WHAT YOU HAVE TO DO.
Can you output, word for word, the lines between the one holding "Output the web" and the one holding "const titleText = 'F(3;187)", inclusive, leaving out any pictures?

WORKING DATA.
● ● ● ●

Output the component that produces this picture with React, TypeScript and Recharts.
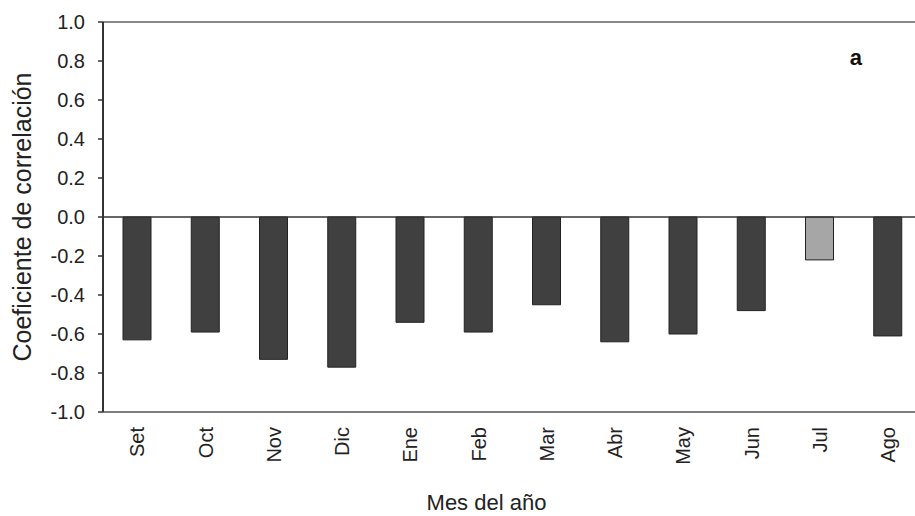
import React from 'react';
import { BarChart, Bar, XAxis, YAxis, ReferenceLine, Cell } from 'recharts';

const months = ['Set', 'Oct', 'Nov', 'Dic', 'Ene', 'Feb', 'Mar', 'Abr', 'May', 'Jun', 'Jul', 'Ago'];
const correlation = [-0.63, -0.59, -0.73, -0.77, -0.54, -0.59, -0.45, -0.64, -0.6, -0.48, -0.22, -0.61];
const significant = [true, true, true, true, true, true, true, true, true, true, false, true];
const yTicks = [-1.0, -0.8, -0.6, -0.4, -0.2, 0.0, 0.2, 0.4, 0.6, 0.8, 1.0];

const data = months.map((m, i) => ({ month: m, value: correlation[i], sig: significant[i] }));

const FONT = '"Liberation Sans", Arial, sans-serif';

const XTick = (props: any) => {
  const { x, y, payload } = props;
  return (
    <text
      transform={`translate(${x},${y}) rotate(-90)`}
      textAnchor="end"
      dy="0.36em"
      fontFamily={FONT}
      fontSize={20}
      fill="#222"
    >
      {payload.value}
    </text>
  );
};

export default function App() {
  return (
    <div style={{ position: 'fixed', left: 0, top: 0, width: 915, height: 516, overflow: 'hidden', background: '#fff' }}>
      <BarChart
        width={935}
        height={516}
        data={data}
        margin={{ top: 22, right: 13, left: 0, bottom: 0 }}
        style={{ fontFamily: FONT }}
      >
        <XAxis
          dataKey="month"
          height={104}
          tick={<XTick />}
          tickLine={false}
          tickSize={0}
          tickMargin={15}
          axisLine={{ stroke: '#555', strokeWidth: 1.5 }}
          interval={0}
          label={{ value: 'Mes del año', position: 'insideBottom', offset: 6, dx: -26, fontSize: 22, fill: '#222', fontFamily: FONT }}
        />
        <YAxis
          width={103}
          domain={[-1, 1]}
          ticks={yTicks}
          interval={0}
          tickFormatter={(v: number) => v.toFixed(1)}
          tick={{ fontSize: 20, fill: '#222', fontFamily: FONT }}
          tickSize={5}
          tickMargin={13}
          tickLine={{ stroke: '#333', strokeWidth: 1.5 }}
          axisLine={{ stroke: '#333', strokeWidth: 2 }}
          label={{ value: 'Coeficiente de correlación', angle: -90, position: 'insideLeft', offset: 22, style: { textAnchor: 'middle' }, fontSize: 25, fill: '#222', fontFamily: FONT }}
        />
        <ReferenceLine y={1} stroke="#888" strokeWidth={2} />
        <ReferenceLine
          y={0.82}
          stroke="none"
          label={{ value: 'a', position: 'insideRight', offset: 60, fontSize: 22, fontWeight: 'bold', fill: '#111', fontFamily: FONT }}
        />
        <Bar dataKey="value" barSize={28} stroke="#222" strokeWidth={1} isAnimationActive={false}>
          {data.map((d, i) => (
            <Cell key={i} fill={d.sig ? '#404040' : '#a6a6a6'} />
          ))}
        </Bar>
        <ReferenceLine y={0} stroke="#333" strokeWidth={1.5} />
      </BarChart>
    </div>
  );
}
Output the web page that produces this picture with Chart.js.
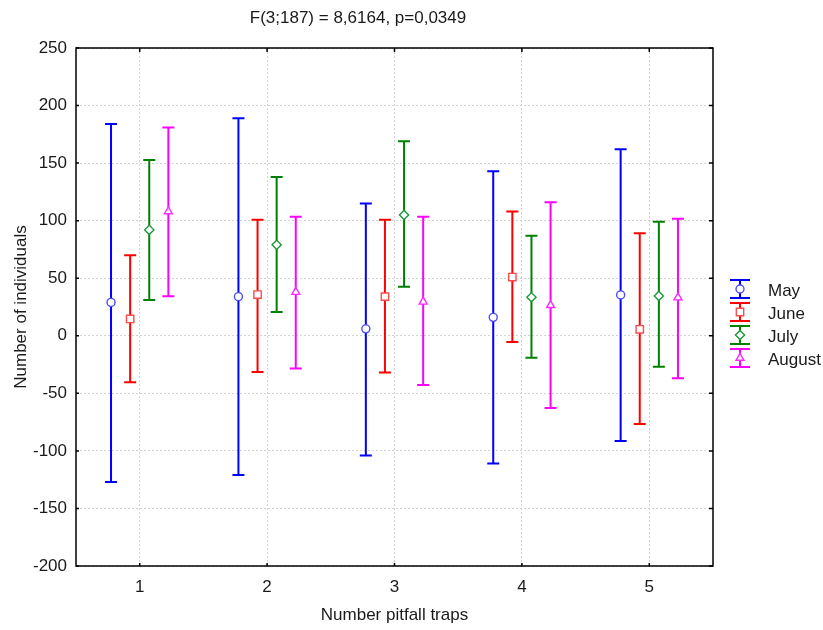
<!DOCTYPE html>
<html>
<head>
<meta charset="utf-8">
<script src="https://cdn.jsdelivr.net/npm/chart.js@4/dist/chart.umd.min.js"></script>
<style>
  html, body { margin: 0; padding: 0; background: #fff; }
  #wrap { width: 823px; height: 630px; }
</style>
</head>
<body>
<div id="wrap"><canvas id="chart"></canvas></div>
<script>
const traps = [1, 2, 3, 4, 5];
const months = ['May', 'June', 'July', 'August'];

// mean and confidence limits per trap
const mayMean = [29, 34, 6, 16, 35.5];
const mayLow = [-127, -121, -104, -111, -91.5];
const mayHigh = [184, 189, 115, 143, 162];
const juneMean = [14.6, 35.8, 34, 51, 5.6];
const juneLow = [-40.4, -31.5, -32, -5.4, -76.7];
const juneHigh = [70, 100.7, 100.7, 108, 89];
const julyMean = [92, 79, 105, 33.5, 34.6];
const julyLow = [31, 20.7, 42.5, -19, -27];
const julyHigh = [152.6, 138, 169, 87, 99];
const augMean = [108, 38, 29.5, 26.5, 33.2];
const augLow = [34.3, -28.5, -42.8, -62.8, -37];
const augHigh = [181, 103.3, 103.3, 116, 101.6];

const yTicks = [-200, -150, -100, -50, 0, 50, 100, 150, 200, 250];
const titleText = 'F(3;187) = 8,6164, p=0,0349';

const FONT = "'Liberation Sans', Arial, sans-serif";
const dodge = [-0.225, -0.075, 0.075, 0.225];
const colors = ['#0000ff', '#ff0000', '#008000', '#ff00ff'];
const markerColors = ['#4a4aff', '#ff4a4a', '#1a9a3a', '#ff2aff'];
const styles = ['circle', 'rect', 'rectRot', 'triangle'];
const radii = [4, 5.2, 4.6, 4.6];

const series = [
    [mayMean, mayLow, mayHigh],
    [juneMean, juneLow, juneHigh],
    [julyMean, julyLow, julyHigh],
    [augMean, augLow, augHigh],
];

const datasets = series.map((s, i) => ({
    label: months[i],
    data: traps.map((t, k) => ({ x: t + dodge[i], y: s[0][k], low: s[1][k], high: s[2][k] })),
    borderColor: colors[i],
    pointStyle: styles[i],
    pointRadius: radii[i],
    pointHoverRadius: radii[i],
    pointBorderWidth: 1.4,
    pointBorderColor: markerColors[i],
    pointBackgroundColor: '#ffffff',
    showLine: false,
}));

// whiskers with caps, under the markers
const errorBars = {
    id: 'errorBars',
    beforeDatasetsDraw(chart) {
        const { ctx, scales: { x, y } } = chart;
        chart.data.datasets.forEach((ds) => {
            ctx.save();
            ctx.strokeStyle = ds.borderColor;
            ctx.lineWidth = 2;
            ds.data.forEach((p) => {
                const px = x.getPixelForValue(p.x);
                const top = y.getPixelForValue(p.high);
                const bot = y.getPixelForValue(p.low);
                ctx.beginPath();
                ctx.moveTo(px, top); ctx.lineTo(px, bot);
                ctx.moveTo(px - 6, top); ctx.lineTo(px + 6, top);
                ctx.moveTo(px - 6, bot); ctx.lineTo(px + 6, bot);
                ctx.stroke();
            });
            ctx.restore();
        });
    },
};

// frame, inner ticks, title and legend
const decor = {
    id: 'decor',
    afterDraw(chart) {
        const { ctx, chartArea: a, scales: { x, y } } = chart;
        ctx.save();
        ctx.strokeStyle = '#000';
        ctx.lineWidth = 1.5;
        ctx.strokeRect(a.left, a.top, a.right - a.left, a.bottom - a.top);
        ctx.beginPath();
        yTicks.forEach((v) => {
            const py = y.getPixelForValue(v);
            ctx.moveTo(a.left, py); ctx.lineTo(a.left + 3, py);
            ctx.moveTo(a.right, py); ctx.lineTo(a.right - 4, py);
        });
        traps.forEach((v) => {
            const px = x.getPixelForValue(v);
            ctx.moveTo(px, a.bottom); ctx.lineTo(px, a.bottom - 3);
            ctx.moveTo(px, a.top); ctx.lineTo(px, a.top + 4);
        });
        ctx.stroke();

        ctx.fillStyle = '#1a1a1a';
        ctx.font = '17px ' + FONT;
        ctx.textAlign = 'center';
        ctx.textBaseline = 'middle';
        ctx.fillText(titleText, 358, 18);

        // legend
        ctx.textAlign = 'left';
        months.forEach((m, i) => {
            const y0 = 280 + i * 23;
            const cx = 740;
            ctx.strokeStyle = colors[i];
            ctx.lineWidth = 2;
            ctx.beginPath();
            ctx.moveTo(cx - 10, y0); ctx.lineTo(cx + 10, y0);
            ctx.moveTo(cx - 10, y0 + 18); ctx.lineTo(cx + 10, y0 + 18);
            ctx.moveTo(cx, y0); ctx.lineTo(cx, y0 + 18);
            ctx.stroke();
            ctx.fillStyle = '#fff';
            ctx.strokeStyle = markerColors[i];
            ctx.lineWidth = 1.4;
            Chart.helpers.drawPoint(ctx, { pointStyle: styles[i], radius: radii[i], rotation: 0, borderWidth: 1.4 }, cx, y0 + 9);
            ctx.fillStyle = '#1a1a1a';
            ctx.fillText(m, 768, y0 + 11);
        });
        ctx.restore();
    },
};

Chart.defaults.font.family = FONT;
Chart.defaults.font.size = 17;
Chart.defaults.color = '#1a1a1a';

new Chart(document.getElementById('chart'), {
    type: 'scatter',
    data: { datasets },
    options: {
        responsive: true,
        maintainAspectRatio: false,
        animation: false,
        layout: { padding: { top: 48, right: 110, left: 0, bottom: 0 } },
        plugins: {
            legend: { display: false },
            title: { display: false },
            tooltip: { enabled: false },
        },
        scales: {
            x: {
                type: 'linear',
                min: 0.5,
                max: 5.5,
                afterBuildTicks: (s) => { s.ticks = traps.map((v) => ({ value: v })); },
                afterFit: (s) => { s.height = 64; },
                grid: { color: '#d2d2d2', drawTicks: false },
                border: { display: false, dash: [2, 2] },
                ticks: { padding: 11 },
                title: { display: true, text: 'Number pitfall traps', padding: { top: 8 } },
            },
            y: {
                min: -200,
                max: 250,
                afterBuildTicks: (s) => { s.ticks = yTicks.map((v) => ({ value: v })); },
                afterFit: (s) => { s.width = 76; },
                grid: { color: '#d2d2d2', drawTicks: false },
                border: { display: false, dash: [2, 2] },
                ticks: { padding: 9 },
                title: { display: true, text: 'Number of individuals', padding: { top: 11, bottom: 0 } },
            },
        },
    },
    plugins: [errorBars, decor],
});
</script>
</body>
</html>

● ● ● ●

ANSWER FOR THE TASK.
Output the web page that produces this picture with Chart.js.
<!DOCTYPE html>
<html>
<head>
<meta charset="utf-8">
<script src="https://cdn.jsdelivr.net/npm/chart.js@4/dist/chart.umd.min.js"></script>
<style>
  html, body { margin: 0; padding: 0; background: #fff; }
  #wrap { width: 823px; height: 630px; }
</style>
</head>
<body>
<div id="wrap"><canvas id="chart"></canvas></div>
<script>
const traps = [1, 2, 3, 4, 5];
const months = ['May', 'June', 'July', 'August'];

// mean and confidence limits per trap
const mayMean = [29, 34, 6, 16, 35.5];
const mayLow = [-127, -121, -104, -111, -91.5];
const mayHigh = [184, 189, 115, 143, 162];
const juneMean = [14.6, 35.8, 34, 51, 5.6];
const juneLow = [-40.4, -31.5, -32, -5.4, -76.7];
const juneHigh = [70, 100.7, 100.7, 108, 89];
const julyMean = [92, 79, 105, 33.5, 34.6];
const julyLow = [31, 20.7, 42.5, -19, -27];
const julyHigh = [152.6, 138, 169, 87, 99];
const augMean = [108, 38, 29.5, 26.5, 33.2];
const augLow = [34.3, -28.5, -42.8, -62.8, -37];
const augHigh = [181, 103.3, 103.3, 116, 101.6];

const yTicks = [-200, -150, -100, -50, 0, 50, 100, 150, 200, 250];
const titleText = 'F(3;187) = 8,6164, p=0,0349';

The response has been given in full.